• STATED EXERCISE: Retype the whole listing, please, keeping every line exact and dropping the pictures.

= = = =

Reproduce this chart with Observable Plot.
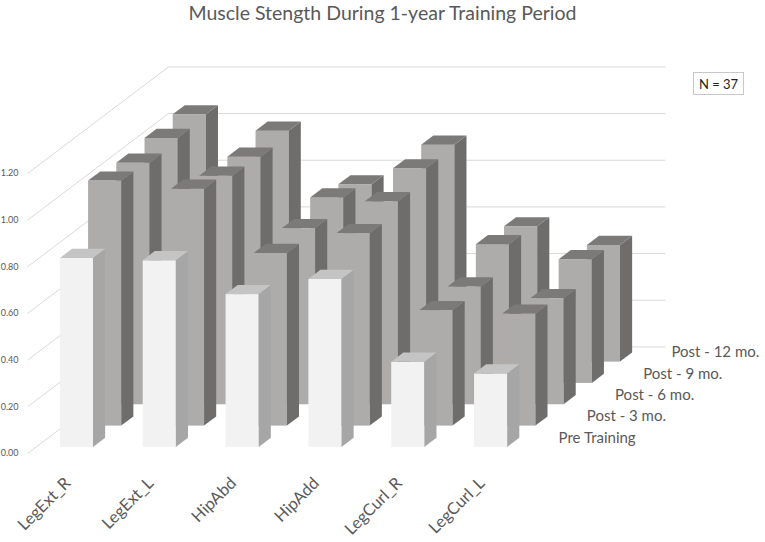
<!DOCTYPE html>
<html>
<head>
<meta charset="utf-8">
<script src="https://cdn.jsdelivr.net/npm/d3@7"></script>
<script src="https://cdn.jsdelivr.net/npm/@observablehq/plot@0.6"></script>
<style>
  body { margin: 0; background: #fff; }
  #wrap { position: relative; width: 765px; height: 542px; font-family: Lato, "Open Sans", sans-serif; }
  #title { position: absolute; left: 0; top: 3px; width: 765px; text-align: center; font: 19.5px/20px Lato, sans-serif; color: #595959; }
  #nbox { position: absolute; left: 693px; top: 72px; width: 51px; height: 23px; border: 1px solid #c8c8c8;
          font: 13px Lato, sans-serif; color: #222; display: flex; align-items: center; justify-content: center; box-sizing: border-box; }
</style>
</head>
<body>
<div id="wrap"><div id="title"></div><div id="nbox">N = 37</div></div>
<script>
const categories = ["LegExt_R", "LegExt_L", "HipAbd", "HipAdd", "LegCurl_R", "LegCurl_L"];
const seriesNames = ["Pre Training", "Post - 3 mo.", "Post - 6 mo.", "Post - 9 mo.", "Post - 12 mo."];
const preTraining = [0.81, 0.80, 0.655, 0.72, 0.365, 0.315];
const post3mo     = [1.05, 1.015, 0.74, 0.825, 0.495, 0.48];
const post6mo     = [1.035, 0.98, 0.755, 0.87, 0.505, 0.455];
const post9mo     = [1.05, 0.97, 0.795, 0.92, 0.595, 0.53];
const post12mo    = [1.06, 0.99, 0.76, 0.93, 0.58, 0.50];
const yTicks = [0, 0.2, 0.4, 0.6, 0.8, 1.0, 1.2];
const title = "Muscle Stength During 1-year Training Period";

const seriesValues = [preTraining, post3mo, post6mo, post9mo, post12mo];

// oblique projection: one depth row shifts by kx category units and ky value units
const kx = 0.3405, ky = 0.0914;
const depth = seriesNames.length;
const nCat = categories.length;
const bandLo = 0.3, bandHi = 0.7, depthLo = 0.285, depthHi = 0.715;

const bars = seriesValues.flatMap((vals, r) => vals.map((v, i) => ({r, i, v, id: r * 100 + i})));

const palette = {
  front: {front: "#f2f2f2", side: "#a6a6a6", top: "#c4c4c4"},
  back:  {front: "#aeabab", side: "#6f6c6c", top: "#7c7979"}
};

function rowMarks(r) {
  const rowBars = bars.filter(b => b.r === r);
  const z0 = r + depthLo, z1 = r + depthHi;
  const c = r === 0 ? palette.front : palette.back;
  const front = rowBars.map(b => ({
    x1: b.i + bandLo + z0 * kx, x2: b.i + bandHi + z0 * kx,
    y1: z0 * ky, y2: b.v + z0 * ky
  }));
  const side = rowBars.flatMap(b => [z0, z1].map(z => ({
    id: b.id, x: b.i + bandHi + z * kx, y1: z * ky, y2: b.v + z * ky
  })));
  const top = rowBars.flatMap(b => [z0, z1].map(z => ({
    id: b.id, y: b.v + z * ky, x1: b.i + bandLo + z * kx, x2: b.i + bandHi + z * kx
  })));
  return [
    Plot.rect(front, {x1: "x1", x2: "x2", y1: "y1", y2: "y2", fill: c.front}),
    Plot.areaY(side, {x: "x", y1: "y1", y2: "y2", z: "id", fill: c.side}),
    Plot.areaX(top, {y: "y", x1: "x1", x2: "x2", z: "id", fill: c.top})
  ];
}

const rows = d3.range(depth).reverse().flatMap(rowMarks);

const chart = Plot.plot({
  width: 765,
  height: 542,
  marginLeft: 27,
  marginRight: 241,
  marginTop: 44.7,
  marginBottom: 89,
  style: {fontFamily: "Lato, 'Open Sans', sans-serif", background: "#fff", overflow: "visible"},
  x: {domain: [0, nCat], axis: null},
  y: {domain: [0, 1.75], axis: null},
  marks: [
    // side wall gridlines
    Plot.link(yTicks, {x1: () => 0, y1: d => d, x2: () => depth * kx, y2: d => d + depth * ky, stroke: "#d9d9d9", strokeWidth: 1}),
    // back wall gridlines
    Plot.link(yTicks, {x1: () => depth * kx, y1: d => d + depth * ky, x2: () => nCat + depth * kx, y2: d => d + depth * ky, stroke: "#d9d9d9", strokeWidth: 1}),
    ...rows,
    // value axis labels
    Plot.text(yTicks, {x: () => 0, y: d => d, text: d => d3.format(".2f")(d), textAnchor: "end", dx: -9, fontSize: 9, fill: "#595959"}),
    // category labels
    Plot.text(categories, {x: (d, i) => i + 0.5, y: () => 0, text: d => d, rotate: -45, textAnchor: "end", dx: -1, dy: 27, fontSize: 16.5, fill: "#595959"}),
    // series (depth) labels
    Plot.text(seriesNames, {x: (d, r) => nCat + (r + 0.5) * kx, y: (d, r) => (r + 0.5) * ky, text: d => d, textAnchor: "start", dx: 20, dy: -5, fontSize: 15, fill: "#595959"})
  ]
});

document.getElementById("title").textContent = title;
document.getElementById("wrap").prepend(chart);
</script>
</body>
</html>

= = = =

• COMPLETED TASK:
Reproduce this chart with Observable Plot.
<!DOCTYPE html>
<html>
<head>
<meta charset="utf-8">
<script src="https://cdn.jsdelivr.net/npm/d3@7"></script>
<script src="https://cdn.jsdelivr.net/npm/@observablehq/plot@0.6"></script>
<style>
  body { margin: 0; background: #fff; }
  #wrap { position: relative; width: 765px; height: 542px; font-family: Lato, "Open Sans", sans-serif; }
  #title { position: absolute; left: 0; top: 3px; width: 765px; text-align: center; font: 19.5px/20px Lato, sans-serif; color: #595959; }
  #nbox { position: absolute; left: 693px; top: 72px; width: 51px; height: 23px; border: 1px solid #c8c8c8;
          font: 13px Lato, sans-serif; color: #222; display: flex; align-items: center; justify-content: center; box-sizing: border-box; }
</style>
</head>
<body>
<div id="wrap"><div id="title"></div><div id="nbox">N = 37</div></div>
<script>
const categories = ["LegExt_R", "LegExt_L", "HipAbd", "HipAdd", "LegCurl_R", "LegCurl_L"];
const seriesNames = ["Pre Training", "Post - 3 mo.", "Post - 6 mo.", "Post - 9 mo.", "Post - 12 mo."];
const preTraining = [0.81, 0.80, 0.655, 0.72, 0.365, 0.315];
const post3mo     = [1.05, 1.015, 0.74, 0.825, 0.495, 0.48];
const post6mo     = [1.035, 0.98, 0.755, 0.87, 0.505, 0.455];
const post9mo     = [1.05, 0.97, 0.795, 0.92, 0.595, 0.53];
const post12mo    = [1.06, 0.99, 0.76, 0.93, 0.58, 0.50];
const yTicks = [0, 0.2, 0.4, 0.6, 0.8, 1.0, 1.2];
const title = "Muscle Stength During 1-year Training Period";

const seriesValues = [preTraining, post3mo, post6mo, post9mo, post12mo];

// oblique projection: one depth row shifts by kx category units and ky value units
const kx = 0.3405, ky = 0.0914;
const depth = seriesNames.length;
const nCat = categories.length;
const bandLo = 0.3, bandHi = 0.7, depthLo = 0.285, depthHi = 0.715;

const bars = seriesValues.flatMap((vals, r) => vals.map((v, i) => ({r, i, v, id: r * 100 + i})));

const palette = {
  front: {front: "#f2f2f2", side: "#a6a6a6", top: "#c4c4c4"},
  back:  {front: "#aeabab", side: "#6f6c6c", top: "#7c7979"}
};

function rowMarks(r) {
  const rowBars = bars.filter(b => b.r === r);
  const z0 = r + depthLo, z1 = r + depthHi;
  const c = r === 0 ? palette.front : palette.back;
  const front = rowBars.map(b => ({
    x1: b.i + bandLo + z0 * kx, x2: b.i + bandHi + z0 * kx,
    y1: z0 * ky, y2: b.v + z0 * ky
  }));
  const side = rowBars.flatMap(b => [z0, z1].map(z => ({
    id: b.id, x: b.i + bandHi + z * kx, y1: z * ky, y2: b.v + z * ky
  })));
  const top = rowBars.flatMap(b => [z0, z1].map(z => ({
    id: b.id, y: b.v + z * ky, x1: b.i + bandLo + z * kx, x2: b.i + bandHi + z * kx
  })));
  return [
    Plot.rect(front, {x1: "x1", x2: "x2", y1: "y1", y2: "y2", fill: c.front}),
    Plot.areaY(side, {x: "x", y1: "y1", y2: "y2", z: "id", fill: c.side}),
    Plot.areaX(top, {y: "y", x1: "x1", x2: "x2", z: "id", fill: c.top})
  ];
}

const rows = d3.range(depth).reverse().flatMap(rowMarks);

const chart = Plot.plot({
  width: 765,
  height: 542,
  marginLeft: 27,
  marginRight: 241,
  marginTop: 44.7,
  marginBottom: 89,
  style: {fontFamily: "Lato, 'Open Sans', sans-serif", background: "#fff", overflow: "visible"},
  x: {domain: [0, nCat], axis: null},
  y: {domain: [0, 1.75], axis: null},
  marks: [
    // side wall gridlines
    Plot.link(yTicks, {x1: () => 0, y1: d => d, x2: () => depth * kx, y2: d => d + depth * ky, stroke: "#d9d9d9", strokeWidth: 1}),
    // back wall gridlines
    Plot.link(yTicks, {x1: () => depth * kx, y1: d => d + depth * ky, x2: () => nCat + depth * kx, y2: d => d + depth * ky, stroke: "#d9d9d9", strokeWidth: 1}),
    ...rows,
    // value axis labels
    Plot.text(yTicks, {x: () => 0, y: d => d, text: d => d3.format(".2f")(d), textAnchor: "end", dx: -9, fontSize: 9, fill: "#595959"}),
    // category labels
    Plot.text(categories, {x: (d, i) => i + 0.5, y: () => 0, text: d => d, rotate: -45, textAnchor: "end", dx: -1, dy: 27, fontSize: 16.5, fill: "#595959"}),
    // series (depth) labels
    Plot.text(seriesNames, {x: (d, r) => nCat + (r + 0.5) * kx, y: (d, r) => (r + 0.5) * ky, text: d => d, textAnchor: "start", dx: 20, dy: -5, fontSize: 15, fill: "#595959"})
  ]
});

document.getElementById("title").textContent = title;
document.getElementById("wrap").prepend(chart);
</script>
</body>
</html>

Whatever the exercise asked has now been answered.